# Task statement
Transcribe all of the material exactly. Any picture in it should be left out.

# Dataset excerpt
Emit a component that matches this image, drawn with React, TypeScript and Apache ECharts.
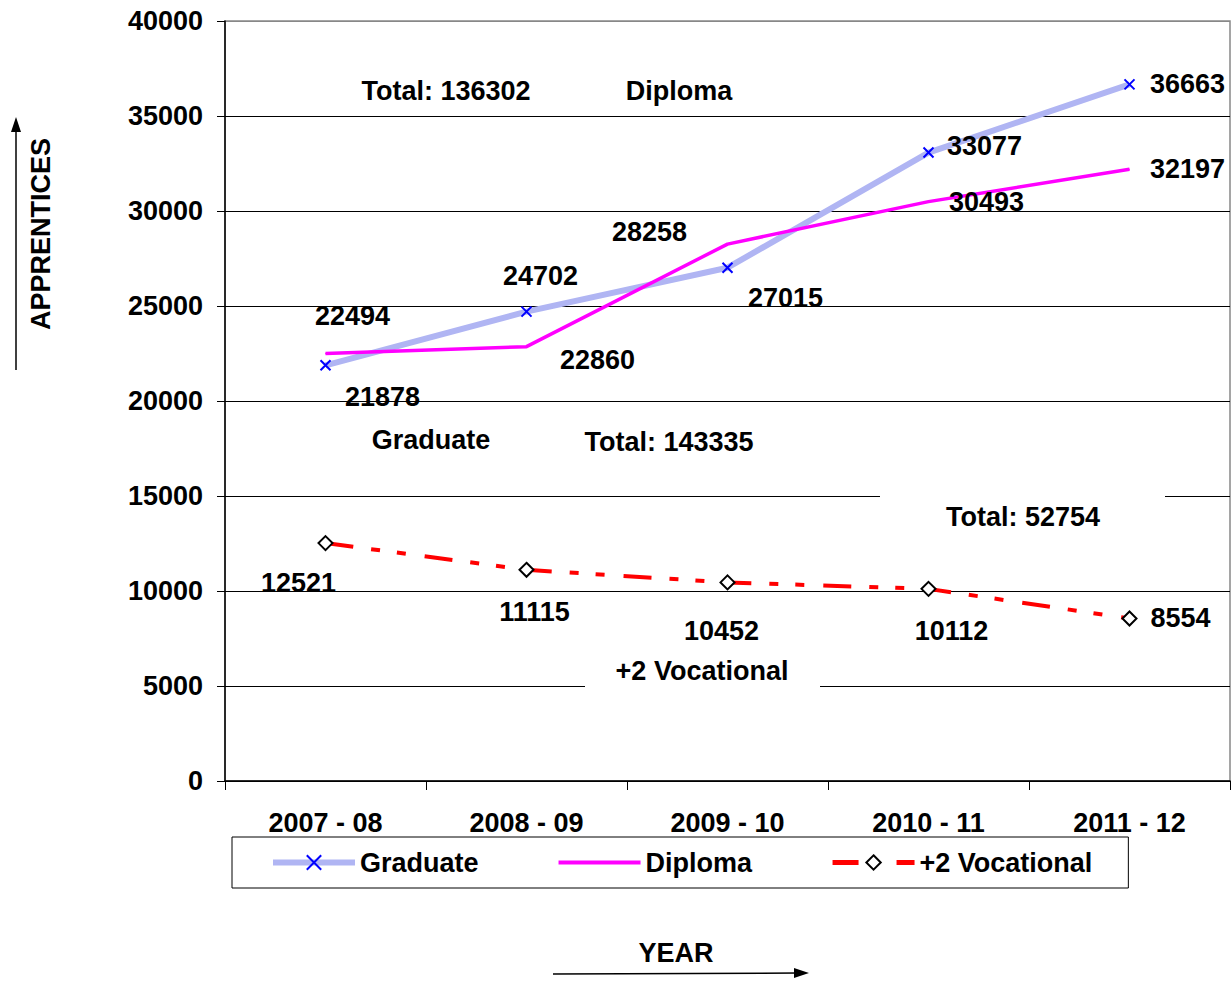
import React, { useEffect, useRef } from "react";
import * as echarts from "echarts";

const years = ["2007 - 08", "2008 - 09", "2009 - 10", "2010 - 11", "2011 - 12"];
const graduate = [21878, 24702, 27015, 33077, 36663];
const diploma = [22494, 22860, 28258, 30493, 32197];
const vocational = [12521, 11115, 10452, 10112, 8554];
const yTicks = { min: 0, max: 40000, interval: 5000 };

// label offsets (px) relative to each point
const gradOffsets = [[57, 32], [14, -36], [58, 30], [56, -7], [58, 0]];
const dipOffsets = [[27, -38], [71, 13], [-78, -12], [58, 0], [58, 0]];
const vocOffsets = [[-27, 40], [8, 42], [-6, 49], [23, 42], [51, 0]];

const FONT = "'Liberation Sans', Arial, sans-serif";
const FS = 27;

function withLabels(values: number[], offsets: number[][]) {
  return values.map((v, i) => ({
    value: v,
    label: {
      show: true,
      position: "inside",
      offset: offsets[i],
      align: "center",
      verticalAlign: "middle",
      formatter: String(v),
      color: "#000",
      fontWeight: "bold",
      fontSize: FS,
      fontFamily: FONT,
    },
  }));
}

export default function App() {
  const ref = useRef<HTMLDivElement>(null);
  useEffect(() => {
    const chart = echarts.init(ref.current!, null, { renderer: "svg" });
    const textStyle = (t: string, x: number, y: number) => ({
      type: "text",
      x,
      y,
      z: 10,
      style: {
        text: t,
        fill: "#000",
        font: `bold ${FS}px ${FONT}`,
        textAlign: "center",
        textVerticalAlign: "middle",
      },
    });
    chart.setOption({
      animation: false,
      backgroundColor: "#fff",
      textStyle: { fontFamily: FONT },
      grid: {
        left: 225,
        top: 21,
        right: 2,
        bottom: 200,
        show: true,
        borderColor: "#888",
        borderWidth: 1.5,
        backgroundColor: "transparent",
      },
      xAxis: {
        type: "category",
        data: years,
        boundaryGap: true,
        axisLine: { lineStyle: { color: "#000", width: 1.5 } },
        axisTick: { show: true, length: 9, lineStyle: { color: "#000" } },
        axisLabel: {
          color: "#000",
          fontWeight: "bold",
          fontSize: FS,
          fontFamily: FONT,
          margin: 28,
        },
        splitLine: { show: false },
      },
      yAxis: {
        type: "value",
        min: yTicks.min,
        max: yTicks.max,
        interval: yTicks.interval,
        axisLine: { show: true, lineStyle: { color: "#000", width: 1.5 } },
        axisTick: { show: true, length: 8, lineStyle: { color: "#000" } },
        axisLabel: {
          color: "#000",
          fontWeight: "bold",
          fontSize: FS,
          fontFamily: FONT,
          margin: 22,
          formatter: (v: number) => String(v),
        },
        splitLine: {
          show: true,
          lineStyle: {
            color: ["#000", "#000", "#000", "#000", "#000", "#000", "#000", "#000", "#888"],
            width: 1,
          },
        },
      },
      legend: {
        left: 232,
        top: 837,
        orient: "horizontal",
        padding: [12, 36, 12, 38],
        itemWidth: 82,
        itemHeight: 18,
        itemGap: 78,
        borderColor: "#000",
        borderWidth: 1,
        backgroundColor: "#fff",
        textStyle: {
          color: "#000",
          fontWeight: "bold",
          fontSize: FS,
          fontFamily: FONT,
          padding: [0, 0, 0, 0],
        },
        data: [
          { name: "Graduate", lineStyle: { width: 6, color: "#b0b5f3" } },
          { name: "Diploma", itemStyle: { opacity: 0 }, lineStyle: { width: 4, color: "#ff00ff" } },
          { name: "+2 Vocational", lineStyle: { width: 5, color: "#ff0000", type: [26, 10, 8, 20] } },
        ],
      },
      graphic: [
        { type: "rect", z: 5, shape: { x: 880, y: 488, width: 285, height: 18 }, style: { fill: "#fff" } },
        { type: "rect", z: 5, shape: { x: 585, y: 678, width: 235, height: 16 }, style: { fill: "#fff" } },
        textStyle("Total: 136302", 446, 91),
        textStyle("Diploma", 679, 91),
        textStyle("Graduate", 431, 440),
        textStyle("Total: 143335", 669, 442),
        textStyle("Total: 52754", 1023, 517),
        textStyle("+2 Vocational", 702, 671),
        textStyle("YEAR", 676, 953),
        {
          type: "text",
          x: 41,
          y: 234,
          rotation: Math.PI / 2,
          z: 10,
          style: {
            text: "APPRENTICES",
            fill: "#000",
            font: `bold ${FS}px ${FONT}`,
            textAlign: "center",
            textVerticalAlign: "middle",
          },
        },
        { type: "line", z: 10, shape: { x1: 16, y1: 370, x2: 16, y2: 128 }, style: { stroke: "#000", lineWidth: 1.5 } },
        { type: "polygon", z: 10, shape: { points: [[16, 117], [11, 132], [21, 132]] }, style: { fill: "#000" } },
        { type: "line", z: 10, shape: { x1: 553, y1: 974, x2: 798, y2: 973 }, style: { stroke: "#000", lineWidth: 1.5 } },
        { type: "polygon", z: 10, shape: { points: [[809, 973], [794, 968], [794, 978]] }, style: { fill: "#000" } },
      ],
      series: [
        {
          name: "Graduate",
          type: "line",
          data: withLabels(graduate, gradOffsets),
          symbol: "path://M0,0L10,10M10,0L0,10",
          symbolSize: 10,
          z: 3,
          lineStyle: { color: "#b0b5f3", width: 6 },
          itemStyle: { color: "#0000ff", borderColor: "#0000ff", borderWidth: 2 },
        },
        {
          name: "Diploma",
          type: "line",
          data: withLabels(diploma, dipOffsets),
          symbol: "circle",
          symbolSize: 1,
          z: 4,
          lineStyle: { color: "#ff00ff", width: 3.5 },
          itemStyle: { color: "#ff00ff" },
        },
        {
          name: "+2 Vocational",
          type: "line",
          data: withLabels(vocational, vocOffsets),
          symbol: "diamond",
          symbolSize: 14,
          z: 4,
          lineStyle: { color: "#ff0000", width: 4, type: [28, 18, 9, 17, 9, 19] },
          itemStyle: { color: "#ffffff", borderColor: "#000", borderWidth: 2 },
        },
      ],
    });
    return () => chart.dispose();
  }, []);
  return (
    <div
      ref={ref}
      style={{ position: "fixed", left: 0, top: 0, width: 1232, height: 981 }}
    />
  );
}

# Solution for this task
Emit a component that matches this image, drawn with React, TypeScript and Apache ECharts.
import React, { useEffect, useRef } from "react";
import * as echarts from "echarts";

const years = ["2007 - 08", "2008 - 09", "2009 - 10", "2010 - 11", "2011 - 12"];
const graduate = [21878, 24702, 27015, 33077, 36663];
const diploma = [22494, 22860, 28258, 30493, 32197];
const vocational = [12521, 11115, 10452, 10112, 8554];
const yTicks = { min: 0, max: 40000, interval: 5000 };

// label offsets (px) relative to each point
const gradOffsets = [[57, 32], [14, -36], [58, 30], [56, -7], [58, 0]];
const dipOffsets = [[27, -38], [71, 13], [-78, -12], [58, 0], [58, 0]];
const vocOffsets = [[-27, 40], [8, 42], [-6, 49], [23, 42], [51, 0]];

const FONT = "'Liberation Sans', Arial, sans-serif";
const FS = 27;

function withLabels(values: number[], offsets: number[][]) {
  return values.map((v, i) => ({
    value: v,
    label: {
      show: true,
      position: "inside",
      offset: offsets[i],
      align: "center",
      verticalAlign: "middle",
      formatter: String(v),
      color: "#000",
      fontWeight: "bold",
      fontSize: FS,
      fontFamily: FONT,
    },
  }));
}

export default function App() {
  const ref = useRef<HTMLDivElement>(null);
  useEffect(() => {
    const chart = echarts.init(ref.current!, null, { renderer: "svg" });
    const textStyle = (t: string, x: number, y: number) => ({
      type: "text",
      x,
      y,
      z: 10,
      style: {
        text: t,
        fill: "#000",
        font: `bold ${FS}px ${FONT}`,
        textAlign: "center",
        textVerticalAlign: "middle",
      },
    });
    chart.setOption({
      animation: false,
      backgroundColor: "#fff",
      textStyle: { fontFamily: FONT },
      grid: {
        left: 225,
        top: 21,
        right: 2,
        bottom: 200,
        show: true,
        borderColor: "#888",
        borderWidth: 1.5,
        backgroundColor: "transparent",
      },
      xAxis: {
        type: "category",
        data: years,
        boundaryGap: true,
        axisLine: { lineStyle: { color: "#000", width: 1.5 } },
        axisTick: { show: true, length: 9, lineStyle: { color: "#000" } },
        axisLabel: {
          color: "#000",
          fontWeight: "bold",
          fontSize: FS,
          fontFamily: FONT,
          margin: 28,
        },
        splitLine: { show: false },
      },
      yAxis: {
        type: "value",
        min: yTicks.min,
        max: yTicks.max,
        interval: yTicks.interval,
        axisLine: { show: true, lineStyle: { color: "#000", width: 1.5 } },
        axisTick: { show: true, length: 8, lineStyle: { color: "#000" } },
        axisLabel: {
          color: "#000",
          fontWeight: "bold",
          fontSize: FS,
          fontFamily: FONT,
          margin: 22,
          formatter: (v: number) => String(v),
        },
        splitLine: {
          show: true,
          lineStyle: {
            color: ["#000", "#000", "#000", "#000", "#000", "#000", "#000", "#000", "#888"],
            width: 1,
          },
        },
      },
      legend: {
        left: 232,
        top: 837,
        orient: "horizontal",
        padding: [12, 36, 12, 38],
        itemWidth: 82,
        itemHeight: 18,
        itemGap: 78,
        borderColor: "#000",
        borderWidth: 1,
        backgroundColor: "#fff",
        textStyle: {
          color: "#000",
          fontWeight: "bold",
          fontSize: FS,
          fontFamily: FONT,
          padding: [0, 0, 0, 0],
        },
        data: [
          { name: "Graduate", lineStyle: { width: 6, color: "#b0b5f3" } },
          { name: "Diploma", itemStyle: { opacity: 0 }, lineStyle: { width: 4, color: "#ff00ff" } },
          { name: "+2 Vocational", lineStyle: { width: 5, color: "#ff0000", type: [26, 10, 8, 20] } },
        ],
      },
      graphic: [
        { type: "rect", z: 5, shape: { x: 880, y: 488, width: 285, height: 18 }, style: { fill: "#fff" } },
        { type: "rect", z: 5, shape: { x: 585, y: 678, width: 235, height: 16 }, style: { fill: "#fff" } },
        textStyle("Total: 136302", 446, 91),
        textStyle("Diploma", 679, 91),
        textStyle("Graduate", 431, 440),
        textStyle("Total: 143335", 669, 442),
        textStyle("Total: 52754", 1023, 517),
        textStyle("+2 Vocational", 702, 671),
        textStyle("YEAR", 676, 953),
        {
          type: "text",
          x: 41,
          y: 234,
          rotation: Math.PI / 2,
          z: 10,
          style: {
            text: "APPRENTICES",
            fill: "#000",
            font: `bold ${FS}px ${FONT}`,
            textAlign: "center",
            textVerticalAlign: "middle",
          },
        },
        { type: "line", z: 10, shape: { x1: 16, y1: 370, x2: 16, y2: 128 }, style: { stroke: "#000", lineWidth: 1.5 } },
        { type: "polygon", z: 10, shape: { points: [[16, 117], [11, 132], [21, 132]] }, style: { fill: "#000" } },
        { type: "line", z: 10, shape: { x1: 553, y1: 974, x2: 798, y2: 973 }, style: { stroke: "#000", lineWidth: 1.5 } },
        { type: "polygon", z: 10, shape: { points: [[809, 973], [794, 968], [794, 978]] }, style: { fill: "#000" } },
      ],
      series: [
        {
          name: "Graduate",
          type: "line",
          data: withLabels(graduate, gradOffsets),
          symbol: "path://M0,0L10,10M10,0L0,10",
          symbolSize: 10,
          z: 3,
          lineStyle: { color: "#b0b5f3", width: 6 },
          itemStyle: { color: "#0000ff", borderColor: "#0000ff", borderWidth: 2 },
        },
        {
          name: "Diploma",
          type: "line",
          data: withLabels(diploma, dipOffsets),
          symbol: "circle",
          symbolSize: 1,
          z: 4,
          lineStyle: { color: "#ff00ff", width: 3.5 },
          itemStyle: { color: "#ff00ff" },
        },
        {
          name: "+2 Vocational",
          type: "line",
          data: withLabels(vocational, vocOffsets),
          symbol: "diamond",
          symbolSize: 14,
          z: 4,
          lineStyle: { color: "#ff0000", width: 4, type: [28, 18, 9, 17, 9, 19] },
          itemStyle: { color: "#ffffff", borderColor: "#000", borderWidth: 2 },
        },
      ],
    });
    return () => chart.dispose();
  }, []);
  return (
    <div
      ref={ref}
      style={{ position: "fixed", left: 0, top: 0, width: 1232, height: 981 }}
    />
  );
}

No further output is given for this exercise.